**SET PROBLEM:**
Begin with the first line below and retype each line exactly through the line containing "(0,0) rectangle (808,845);". Any pictures are to be left out.

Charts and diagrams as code
## begin

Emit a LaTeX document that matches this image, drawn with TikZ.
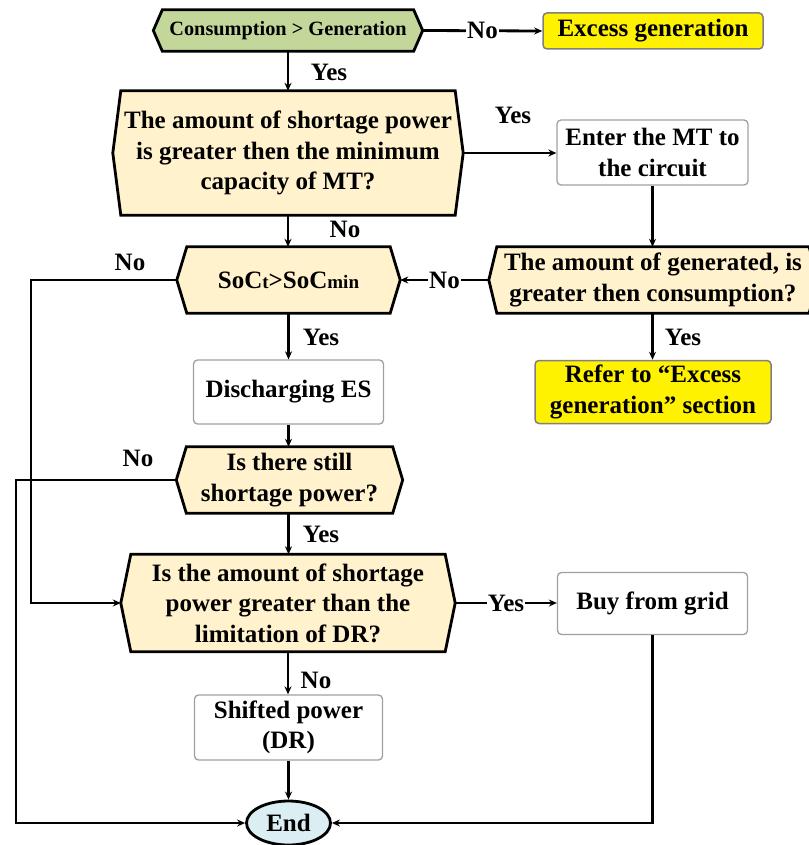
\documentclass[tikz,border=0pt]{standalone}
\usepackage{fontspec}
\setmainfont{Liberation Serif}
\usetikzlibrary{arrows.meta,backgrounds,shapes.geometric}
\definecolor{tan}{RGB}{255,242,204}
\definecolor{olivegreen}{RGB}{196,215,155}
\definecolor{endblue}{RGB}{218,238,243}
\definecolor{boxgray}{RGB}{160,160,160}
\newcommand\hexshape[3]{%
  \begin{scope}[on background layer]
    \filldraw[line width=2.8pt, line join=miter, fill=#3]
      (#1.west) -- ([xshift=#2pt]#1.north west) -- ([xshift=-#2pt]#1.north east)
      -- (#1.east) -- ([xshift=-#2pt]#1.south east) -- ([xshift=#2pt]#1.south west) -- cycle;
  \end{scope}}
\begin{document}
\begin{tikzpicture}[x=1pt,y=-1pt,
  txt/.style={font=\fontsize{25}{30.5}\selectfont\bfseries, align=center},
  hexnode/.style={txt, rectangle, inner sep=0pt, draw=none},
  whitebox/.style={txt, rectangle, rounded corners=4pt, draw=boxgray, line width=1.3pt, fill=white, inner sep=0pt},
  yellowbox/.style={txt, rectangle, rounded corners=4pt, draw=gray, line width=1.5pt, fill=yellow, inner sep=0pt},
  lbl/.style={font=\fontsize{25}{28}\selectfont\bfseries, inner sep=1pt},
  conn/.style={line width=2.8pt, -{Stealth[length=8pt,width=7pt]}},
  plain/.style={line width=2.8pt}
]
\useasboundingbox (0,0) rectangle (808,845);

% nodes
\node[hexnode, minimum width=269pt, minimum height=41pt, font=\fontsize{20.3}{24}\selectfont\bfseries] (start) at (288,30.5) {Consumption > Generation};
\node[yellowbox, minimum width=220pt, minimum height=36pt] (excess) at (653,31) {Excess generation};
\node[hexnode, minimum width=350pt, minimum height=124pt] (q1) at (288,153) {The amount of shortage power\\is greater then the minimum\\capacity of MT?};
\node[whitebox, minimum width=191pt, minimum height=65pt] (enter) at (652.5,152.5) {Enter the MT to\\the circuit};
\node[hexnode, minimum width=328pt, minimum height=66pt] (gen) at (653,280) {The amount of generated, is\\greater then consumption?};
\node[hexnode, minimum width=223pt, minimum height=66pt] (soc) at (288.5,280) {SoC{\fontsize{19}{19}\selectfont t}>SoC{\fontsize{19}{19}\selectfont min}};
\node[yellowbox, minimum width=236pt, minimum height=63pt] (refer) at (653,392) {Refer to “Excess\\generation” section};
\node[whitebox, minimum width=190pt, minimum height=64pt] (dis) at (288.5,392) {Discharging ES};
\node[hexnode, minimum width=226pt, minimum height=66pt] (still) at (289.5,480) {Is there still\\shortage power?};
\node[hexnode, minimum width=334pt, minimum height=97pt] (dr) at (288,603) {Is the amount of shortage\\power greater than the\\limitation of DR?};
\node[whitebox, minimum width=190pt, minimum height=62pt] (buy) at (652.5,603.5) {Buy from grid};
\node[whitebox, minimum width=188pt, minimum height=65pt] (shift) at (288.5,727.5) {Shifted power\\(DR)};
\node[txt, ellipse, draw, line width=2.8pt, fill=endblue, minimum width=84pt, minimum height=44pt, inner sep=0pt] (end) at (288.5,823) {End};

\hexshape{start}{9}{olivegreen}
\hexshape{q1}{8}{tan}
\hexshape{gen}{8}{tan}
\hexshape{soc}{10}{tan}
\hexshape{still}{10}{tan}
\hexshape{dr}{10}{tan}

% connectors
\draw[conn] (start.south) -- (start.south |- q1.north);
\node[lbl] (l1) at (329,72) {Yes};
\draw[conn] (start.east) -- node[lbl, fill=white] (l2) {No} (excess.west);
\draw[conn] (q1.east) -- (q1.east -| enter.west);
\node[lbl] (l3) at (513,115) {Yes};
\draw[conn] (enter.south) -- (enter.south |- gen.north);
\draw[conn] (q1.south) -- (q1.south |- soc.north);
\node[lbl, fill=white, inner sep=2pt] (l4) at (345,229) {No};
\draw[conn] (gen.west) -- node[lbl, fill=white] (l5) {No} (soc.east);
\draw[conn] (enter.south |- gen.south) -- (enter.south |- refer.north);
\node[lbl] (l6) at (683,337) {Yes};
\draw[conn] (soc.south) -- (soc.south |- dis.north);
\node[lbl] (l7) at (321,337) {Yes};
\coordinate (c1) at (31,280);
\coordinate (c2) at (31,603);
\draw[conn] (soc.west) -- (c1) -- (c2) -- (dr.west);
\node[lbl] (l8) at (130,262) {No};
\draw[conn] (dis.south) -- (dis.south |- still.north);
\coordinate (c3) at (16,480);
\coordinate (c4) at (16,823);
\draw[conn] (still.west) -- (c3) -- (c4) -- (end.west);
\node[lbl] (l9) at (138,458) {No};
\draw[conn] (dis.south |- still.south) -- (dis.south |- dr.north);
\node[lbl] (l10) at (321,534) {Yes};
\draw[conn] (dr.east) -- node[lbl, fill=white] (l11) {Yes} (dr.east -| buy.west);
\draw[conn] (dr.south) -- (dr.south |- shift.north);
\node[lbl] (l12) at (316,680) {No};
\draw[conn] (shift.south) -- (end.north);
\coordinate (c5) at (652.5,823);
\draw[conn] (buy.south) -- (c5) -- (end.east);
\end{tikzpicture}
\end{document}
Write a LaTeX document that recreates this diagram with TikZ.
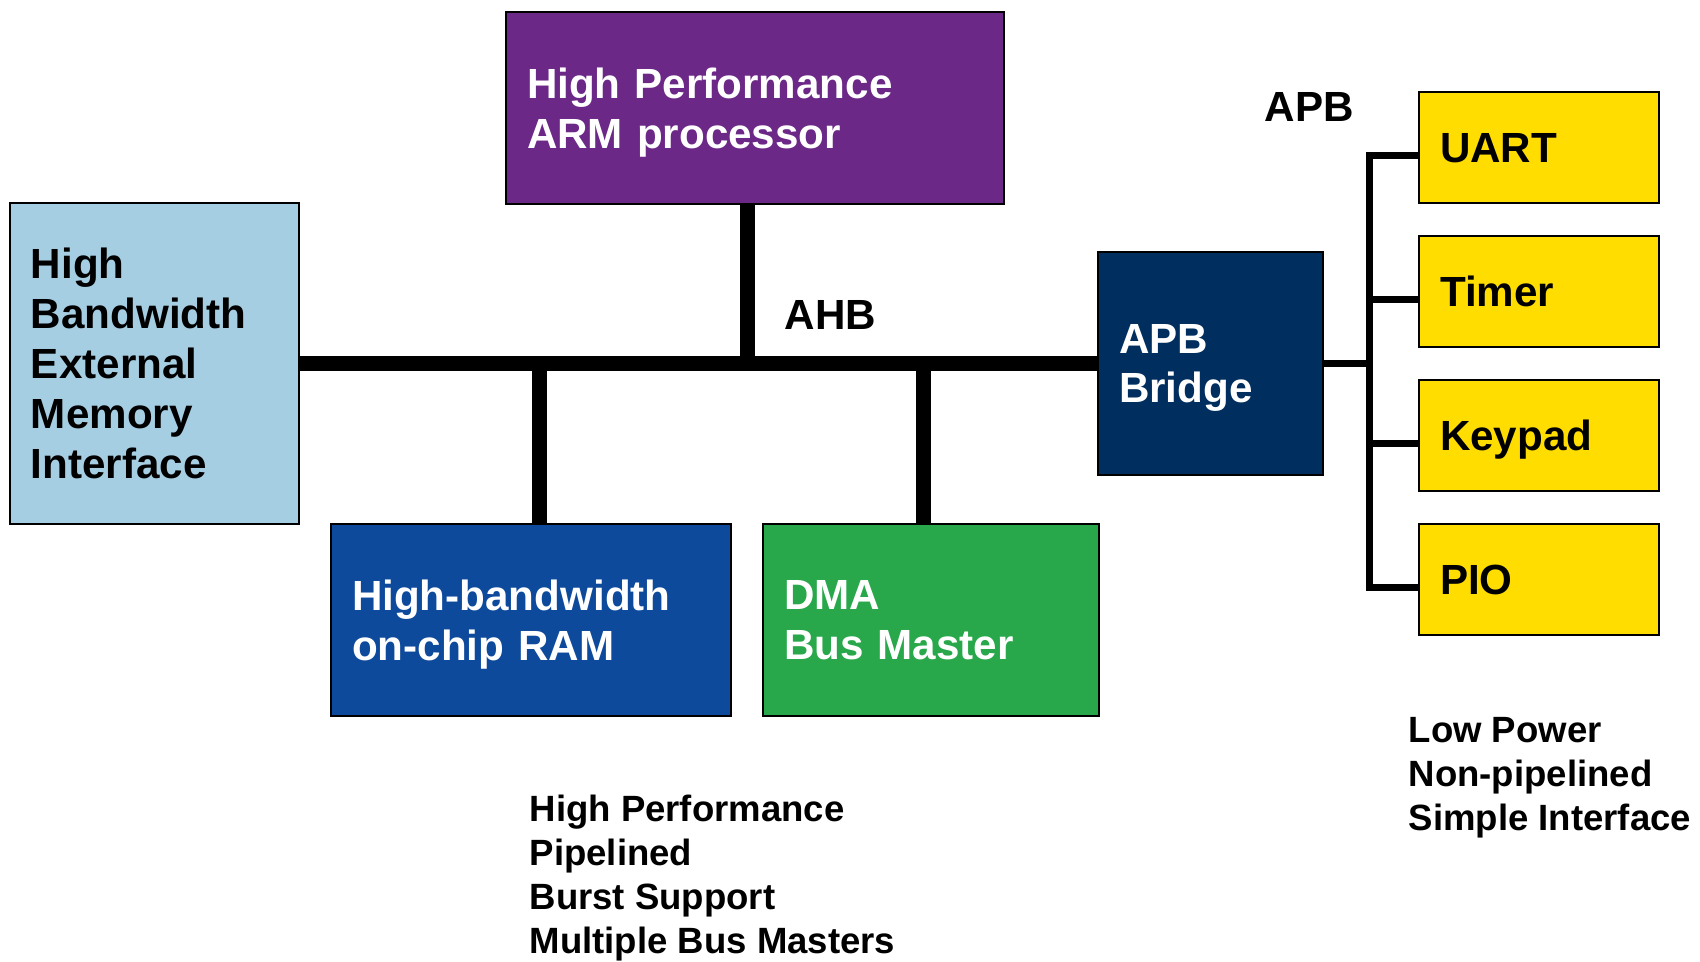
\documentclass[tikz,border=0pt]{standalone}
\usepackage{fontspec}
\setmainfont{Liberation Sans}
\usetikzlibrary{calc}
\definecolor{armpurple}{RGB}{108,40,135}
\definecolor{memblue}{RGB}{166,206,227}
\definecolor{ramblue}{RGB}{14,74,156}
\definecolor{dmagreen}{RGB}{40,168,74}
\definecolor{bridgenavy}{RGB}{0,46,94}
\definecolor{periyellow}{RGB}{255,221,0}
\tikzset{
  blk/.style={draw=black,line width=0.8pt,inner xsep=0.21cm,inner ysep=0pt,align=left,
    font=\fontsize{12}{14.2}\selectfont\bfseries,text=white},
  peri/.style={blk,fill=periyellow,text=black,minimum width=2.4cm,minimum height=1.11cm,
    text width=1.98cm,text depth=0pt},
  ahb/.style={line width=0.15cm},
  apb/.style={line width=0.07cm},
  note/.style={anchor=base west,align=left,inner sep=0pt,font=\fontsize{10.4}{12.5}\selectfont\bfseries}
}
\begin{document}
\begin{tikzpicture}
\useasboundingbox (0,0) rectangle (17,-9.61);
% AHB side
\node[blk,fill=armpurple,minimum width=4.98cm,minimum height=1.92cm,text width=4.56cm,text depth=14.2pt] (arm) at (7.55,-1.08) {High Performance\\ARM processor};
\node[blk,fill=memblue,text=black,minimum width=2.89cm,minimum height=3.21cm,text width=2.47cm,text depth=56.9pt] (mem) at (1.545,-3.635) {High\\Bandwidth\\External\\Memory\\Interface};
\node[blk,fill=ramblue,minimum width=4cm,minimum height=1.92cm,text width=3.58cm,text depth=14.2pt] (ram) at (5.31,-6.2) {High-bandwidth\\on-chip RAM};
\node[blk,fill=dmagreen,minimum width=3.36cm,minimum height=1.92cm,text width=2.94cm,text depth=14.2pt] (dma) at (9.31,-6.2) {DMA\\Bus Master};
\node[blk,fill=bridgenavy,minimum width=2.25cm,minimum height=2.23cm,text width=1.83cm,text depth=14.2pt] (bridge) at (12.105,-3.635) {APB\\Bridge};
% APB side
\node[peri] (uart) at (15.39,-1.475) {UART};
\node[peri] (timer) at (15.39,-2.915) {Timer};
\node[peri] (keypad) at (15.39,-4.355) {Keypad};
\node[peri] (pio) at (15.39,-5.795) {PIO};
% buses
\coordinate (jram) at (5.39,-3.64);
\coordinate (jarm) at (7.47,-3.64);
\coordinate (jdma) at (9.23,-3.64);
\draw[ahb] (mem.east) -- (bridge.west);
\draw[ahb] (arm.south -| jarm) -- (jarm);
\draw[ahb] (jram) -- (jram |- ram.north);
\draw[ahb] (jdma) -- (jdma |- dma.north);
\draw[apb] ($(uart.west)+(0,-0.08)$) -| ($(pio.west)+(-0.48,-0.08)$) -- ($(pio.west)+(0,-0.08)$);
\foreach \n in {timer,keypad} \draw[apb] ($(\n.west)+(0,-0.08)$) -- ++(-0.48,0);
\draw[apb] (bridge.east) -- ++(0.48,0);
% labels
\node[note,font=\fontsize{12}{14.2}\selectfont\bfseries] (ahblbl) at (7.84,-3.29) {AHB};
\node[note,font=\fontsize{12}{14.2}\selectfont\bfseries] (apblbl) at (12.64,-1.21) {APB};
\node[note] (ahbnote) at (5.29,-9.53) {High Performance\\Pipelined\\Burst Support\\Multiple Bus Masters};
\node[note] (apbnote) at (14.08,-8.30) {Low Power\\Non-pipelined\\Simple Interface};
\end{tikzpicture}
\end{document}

## end

**TASK RESPONSE:**
Emit a LaTeX document that matches this image, drawn with TikZ.
\documentclass[tikz,border=0pt]{standalone}
\usepackage{fontspec}
\setmainfont{Liberation Serif}
\usetikzlibrary{arrows.meta,backgrounds,shapes.geometric}
\definecolor{tan}{RGB}{255,242,204}
\definecolor{olivegreen}{RGB}{196,215,155}
\definecolor{endblue}{RGB}{218,238,243}
\definecolor{boxgray}{RGB}{160,160,160}
\newcommand\hexshape[3]{%
  \begin{scope}[on background layer]
    \filldraw[line width=2.8pt, line join=miter, fill=#3]
      (#1.west) -- ([xshift=#2pt]#1.north west) -- ([xshift=-#2pt]#1.north east)
      -- (#1.east) -- ([xshift=-#2pt]#1.south east) -- ([xshift=#2pt]#1.south west) -- cycle;
  \end{scope}}
\begin{document}
\begin{tikzpicture}[x=1pt,y=-1pt,
  txt/.style={font=\fontsize{25}{30.5}\selectfont\bfseries, align=center},
  hexnode/.style={txt, rectangle, inner sep=0pt, draw=none},
  whitebox/.style={txt, rectangle, rounded corners=4pt, draw=boxgray, line width=1.3pt, fill=white, inner sep=0pt},
  yellowbox/.style={txt, rectangle, rounded corners=4pt, draw=gray, line width=1.5pt, fill=yellow, inner sep=0pt},
  lbl/.style={font=\fontsize{25}{28}\selectfont\bfseries, inner sep=1pt},
  conn/.style={line width=2.8pt, -{Stealth[length=8pt,width=7pt]}},
  plain/.style={line width=2.8pt}
]
\useasboundingbox (0,0) rectangle (808,845);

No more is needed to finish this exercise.